Sentinel-2 is also multispectral. In fact, you downloaded some of this imagery in Week 2! We only used the processed red, green and blue bands, but we downloaded all the others as well. You can find your Sentinel-2 files and make false colour composites in a similar way to that described above. Just be aware that the Sentinel-2 bands are arranged in different folders by their spatial resolution, so you may have to look in a few folders to find them all and add them to QGIS.

Sentinel-2 folder screenshot You may have to look in these three folders to find all your Sentinel-2 bands!

Also remember that the bands have different numbers to Landsat 8 & 9, so you will need to adjust them accordingly. However, Sentinel-2 and Landsat 8 & 9 only go back to 2016 and 2013 respectively, so if you want to find older data, you will need other sources.

Landsat 1-7

You can also download earlier Landsat data from EarthExplorer. Earlier Landsat satellites used different bands, so again you will have to adjust your band combination numbers for this.
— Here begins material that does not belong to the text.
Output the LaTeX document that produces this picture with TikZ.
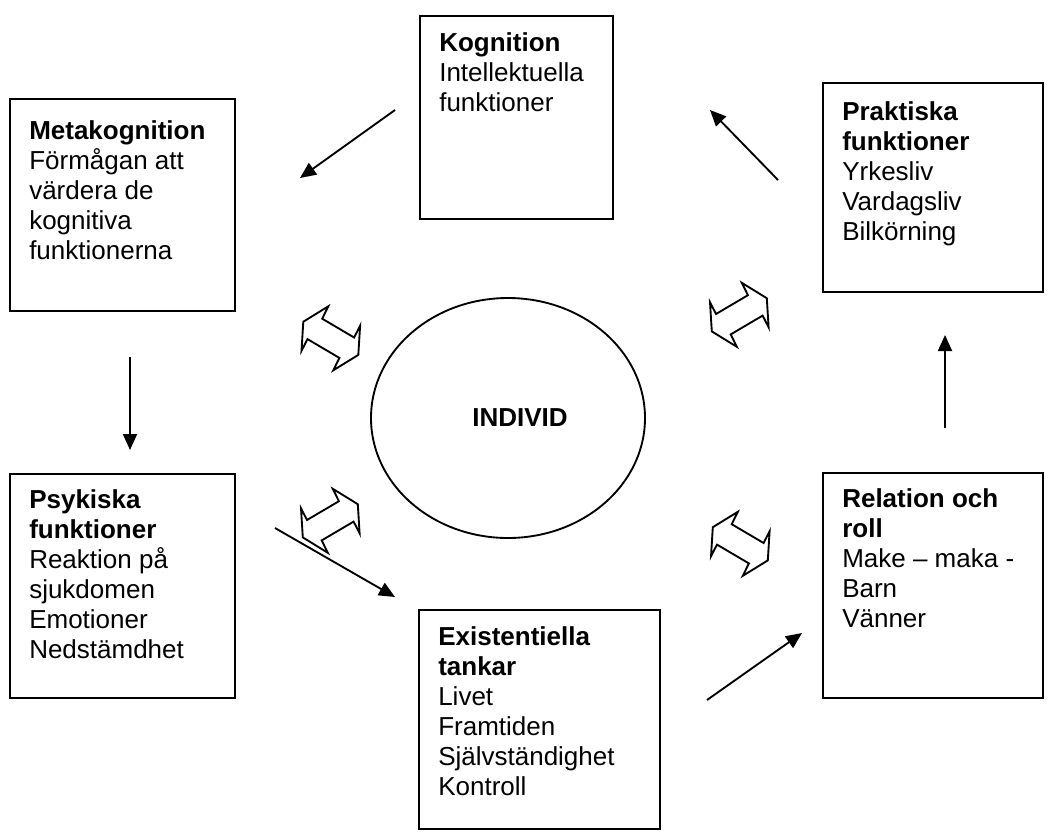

This data is especially useful if you want to compare imagery over long periods of time, as the entire Landsat 1-9 collection goes back fifty years. In many parts of the world the landscape has changed a lot since the 1970s, so older imager may help us to locate features that have disappeared or have become hard to identify using present-day imagery because of changes in land cover or usage.

Landsat 1-9 bands diagram Bands for all Landsat satellites – Landsat 4 and Landsat 5 had two different imaging sensors onboard, which is why they appear twice in this diagram. Based on an image courtesy of NASA.